## GIVEN EXERCISE
Output the full listing below exactly, without the pictures.

## DATA SHOWN
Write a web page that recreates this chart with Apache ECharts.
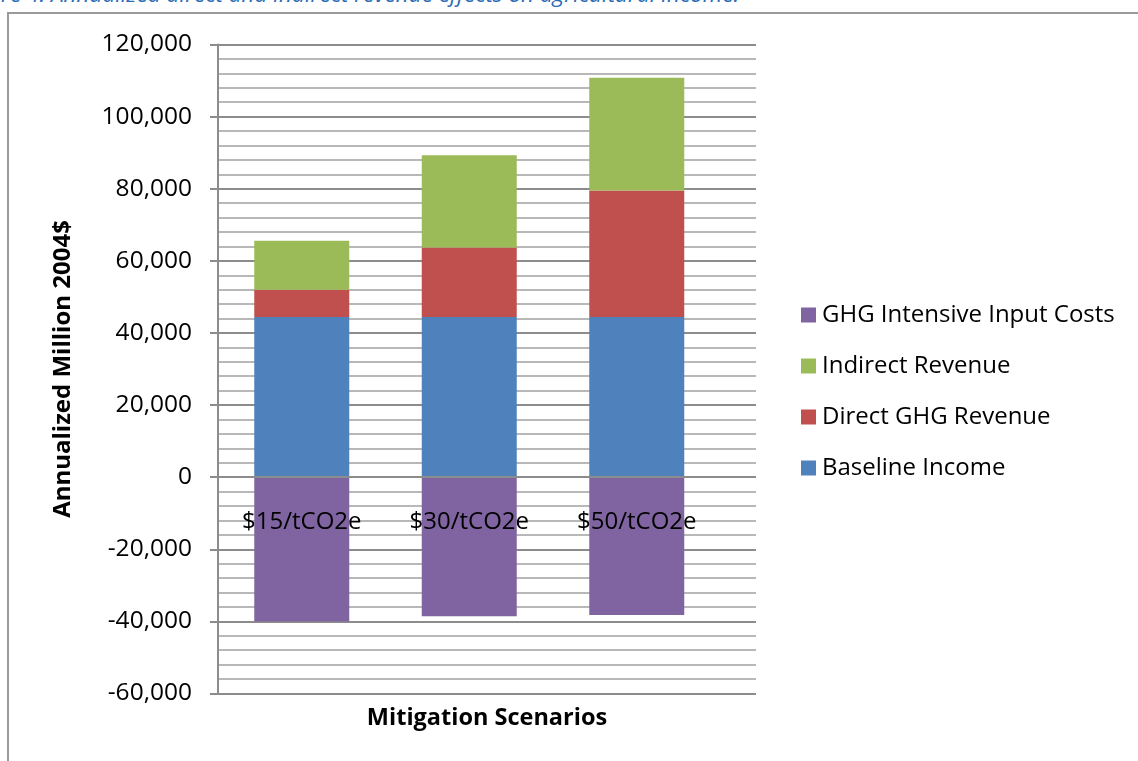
<!DOCTYPE html>
<html>
<head>
<meta charset="utf-8">
<style>
  html, body { margin: 0; padding: 0; background: #fff; width: 1138px; height: 761px; overflow: hidden; }
  #caption {
    position: absolute; left: -40px; top: -22px; white-space: nowrap;
    font-family: "Open Sans", sans-serif; font-style: italic; font-size: 22.5px;
    color: #2b6cb5;
  }
  #frame {
    position: absolute; left: 7px; top: 12px; width: 1200px; height: 800px;
    border-left: 2px solid #9a9a9a; border-top: 2px solid #9a9a9a;
  }
  #chart { position: absolute; left: 0; top: 0; width: 1138px; height: 761px; }
</style>
<script src="https://cdn.jsdelivr.net/npm/echarts@6/dist/echarts.min.js"></script>
</head>
<body>
<div id="caption">Figure 4: Annualized direct and indirect revenue effects on agricultural income.</div>
<div id="frame"></div>
<div id="chart"></div>
<script>
// Carbon price scenarios and their income components (annualized million 2004$)
const categories = ['$15/tCO2e', '$30/tCO2e', '$50/tCO2e'];
const baselineIncome = [44400, 44400, 44400];
const directGhgRevenue = [7600, 19300, 35100];
const indirectRevenue = [13600, 25600, 31300];
const ghgInputCosts = [-40000, -38600, -38200];

const legendOrder = ['GHG Intensive Input Costs', 'Indirect Revenue', 'Direct GHG Revenue', 'Baseline Income'];

const FONT = '"Open Sans", sans-serif';
const Y_MIN = -60000, Y_MAX = 120000, Y_STEP = 20000;

// plot box (px)
const PLOT_TOP = 44.5, PLOT_H = 649;

const chart = echarts.init(document.getElementById('chart'));

function barSeries(name, data, color) {
  return {
    name: name,
    type: 'bar',
    stack: 'income',
    xAxisIndex: 1,
    yAxisIndex: 1,
    barWidth: 95,
    data: data,
    itemStyle: { color: color },
    emphasis: { disabled: true }
  };
}

// category labels sit just under the zero line
const zeroOffset = -PLOT_H * (0 - Y_MIN) / (Y_MAX - Y_MIN);

chart.setOption({
  animation: false,
  textStyle: { fontFamily: FONT },
  grid: [
    // full plot area: gridlines and axis titles
    { left: 218, top: PLOT_TOP, width: 538, height: PLOT_H },
    // bar area
    { left: 218, top: PLOT_TOP, width: 502.5, height: PLOT_H }
  ],
  legend: {
    orient: 'vertical',
    left: 801,
    top: 303,
    padding: 0,
    itemWidth: 15,
    itemHeight: 15,
    itemGap: 27,
    icon: 'rect',
    data: legendOrder,
    textStyle: { fontFamily: FONT, fontSize: 24, color: '#000', lineHeight: 24, padding: [0, 0, 0, 1] }
  },
  xAxis: [
    {
      gridIndex: 0,
      type: 'category',
      data: [''],
      axisLine: { show: false },
      axisTick: { show: false },
      axisLabel: { show: false },
      name: 'Mitigation Scenarios',
      nameLocation: 'middle',
      nameGap: 13,
      nameTextStyle: { fontFamily: FONT, fontSize: 23.5, fontWeight: 'bold', color: '#000' }
    },
    {
      gridIndex: 1,
      type: 'category',
      data: categories,
      z: 10,
      offset: zeroOffset,
      axisLine: { show: true, onZero: false, lineStyle: { color: '#8c8c8c', width: 2 } },
      axisTick: { show: false },
      axisLabel: { fontFamily: FONT, fontSize: 24, color: '#000', margin: 33 }
    }
  ],
  yAxis: [
    {
      gridIndex: 0,
      type: 'value',
      min: Y_MIN,
      max: Y_MAX,
      interval: Y_STEP,
      axisLine: { show: true, lineStyle: { color: '#8c8c8c', width: 2 } },
      axisTick: { show: true, length: 8, lineStyle: { color: '#8c8c8c', width: 2 } },
      minorTick: { show: true, splitNumber: 5, length: 0 },
      axisLabel: {
        fontFamily: FONT, fontSize: 24.5, color: '#000', margin: 26,
        formatter: v => v.toLocaleString('en-US')
      },
      splitLine: { show: true, lineStyle: { color: '#8c8c8c', width: 2 } },
      minorSplitLine: { show: true, lineStyle: { color: '#b8b8b8', width: 2 } },
      name: 'Annualized Million 2004$',
      nameLocation: 'middle',
      nameGap: 143,
      nameTextStyle: { fontFamily: FONT, fontSize: 24, fontWeight: 'bold', color: '#000' }
    },
    {
      gridIndex: 1,
      type: 'value',
      min: Y_MIN,
      max: Y_MAX,
      interval: Y_STEP,
      show: false,
      splitLine: { show: false }
    }
  ],
  series: [
    barSeries('Baseline Income', baselineIncome, '#4F81BD'),
    barSeries('Direct GHG Revenue', directGhgRevenue, '#C0504D'),
    barSeries('Indirect Revenue', indirectRevenue, '#9BBB59'),
    barSeries('GHG Intensive Input Costs', ghgInputCosts, '#8064A2')
  ]
});
</script>
</body>
</html>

## SOLUTION TO THIS EXERCISE
Write a web page that recreates this chart with Apache ECharts.
<!DOCTYPE html>
<html>
<head>
<meta charset="utf-8">
<style>
  html, body { margin: 0; padding: 0; background: #fff; width: 1138px; height: 761px; overflow: hidden; }
  #caption {
    position: absolute; left: -40px; top: -22px; white-space: nowrap;
    font-family: "Open Sans", sans-serif; font-style: italic; font-size: 22.5px;
    color: #2b6cb5;
  }
  #frame {
    position: absolute; left: 7px; top: 12px; width: 1200px; height: 800px;
    border-left: 2px solid #9a9a9a; border-top: 2px solid #9a9a9a;
  }
  #chart { position: absolute; left: 0; top: 0; width: 1138px; height: 761px; }
</style>
<script src="https://cdn.jsdelivr.net/npm/echarts@6/dist/echarts.min.js"></script>
</head>
<body>
<div id="caption">Figure 4: Annualized direct and indirect revenue effects on agricultural income.</div>
<div id="frame"></div>
<div id="chart"></div>
<script>
// Carbon price scenarios and their income components (annualized million 2004$)
const categories = ['$15/tCO2e', '$30/tCO2e', '$50/tCO2e'];
const baselineIncome = [44400, 44400, 44400];
const directGhgRevenue = [7600, 19300, 35100];
const indirectRevenue = [13600, 25600, 31300];
const ghgInputCosts = [-40000, -38600, -38200];

const legendOrder = ['GHG Intensive Input Costs', 'Indirect Revenue', 'Direct GHG Revenue', 'Baseline Income'];

const FONT = '"Open Sans", sans-serif';
const Y_MIN = -60000, Y_MAX = 120000, Y_STEP = 20000;

// plot box (px)
const PLOT_TOP = 44.5, PLOT_H = 649;

const chart = echarts.init(document.getElementById('chart'));

function barSeries(name, data, color) {
  return {
    name: name,
    type: 'bar',
    stack: 'income',
    xAxisIndex: 1,
    yAxisIndex: 1,
    barWidth: 95,
    data: data,
    itemStyle: { color: color },
    emphasis: { disabled: true }
  };
}

// category labels sit just under the zero line
const zeroOffset = -PLOT_H * (0 - Y_MIN) / (Y_MAX - Y_MIN);

chart.setOption({
  animation: false,
  textStyle: { fontFamily: FONT },
  grid: [
    // full plot area: gridlines and axis titles
    { left: 218, top: PLOT_TOP, width: 538, height: PLOT_H },
    // bar area
    { left: 218, top: PLOT_TOP, width: 502.5, height: PLOT_H }
  ],
  legend: {
    orient: 'vertical',
    left: 801,
    top: 303,
    padding: 0,
    itemWidth: 15,
    itemHeight: 15,
    itemGap: 27,
    icon: 'rect',
    data: legendOrder,
    textStyle: { fontFamily: FONT, fontSize: 24, color: '#000', lineHeight: 24, padding: [0, 0, 0, 1] }
  },
  xAxis: [
    {
      gridIndex: 0,
      type: 'category',
      data: [''],
      axisLine: { show: false },
      axisTick: { show: false },
      axisLabel: { show: false },
      name: 'Mitigation Scenarios',
      nameLocation: 'middle',
      nameGap: 13,
      nameTextStyle: { fontFamily: FONT, fontSize: 23.5, fontWeight: 'bold', color: '#000' }
    },
    {
      gridIndex: 1,
      type: 'category',
      data: categories,
      z: 10,
      offset: zeroOffset,
      axisLine: { show: true, onZero: false, lineStyle: { color: '#8c8c8c', width: 2 } },
      axisTick: { show: false },
      axisLabel: { fontFamily: FONT, fontSize: 24, color: '#000', margin: 33 }
    }
  ],
  yAxis: [
    {
      gridIndex: 0,
      type: 'value',
      min: Y_MIN,
      max: Y_MAX,
      interval: Y_STEP,
      axisLine: { show: true, lineStyle: { color: '#8c8c8c', width: 2 } },
      axisTick: { show: true, length: 8, lineStyle: { color: '#8c8c8c', width: 2 } },
      minorTick: { show: true, splitNumber: 5, length: 0 },
      axisLabel: {
        fontFamily: FONT, fontSize: 24.5, color: '#000', margin: 26,
        formatter: v => v.toLocaleString('en-US')
      },
      splitLine: { show: true, lineStyle: { color: '#8c8c8c', width: 2 } },
      minorSplitLine: { show: true, lineStyle: { color: '#b8b8b8', width: 2 } },
      name: 'Annualized Million 2004$',
      nameLocation: 'middle',
      nameGap: 143,
      nameTextStyle: { fontFamily: FONT, fontSize: 24, fontWeight: 'bold', color: '#000' }
    },
    {
      gridIndex: 1,
      type: 'value',
      min: Y_MIN,
      max: Y_MAX,
      interval: Y_STEP,
      show: false,
      splitLine: { show: false }
    }
  ],
  series: [
    barSeries('Baseline Income', baselineIncome, '#4F81BD'),
    barSeries('Direct GHG Revenue', directGhgRevenue, '#C0504D'),
    barSeries('Indirect Revenue', indirectRevenue, '#9BBB59'),
    barSeries('GHG Intensive Input Costs', ghgInputCosts, '#8064A2')
  ]
});
</script>
</body>
</html>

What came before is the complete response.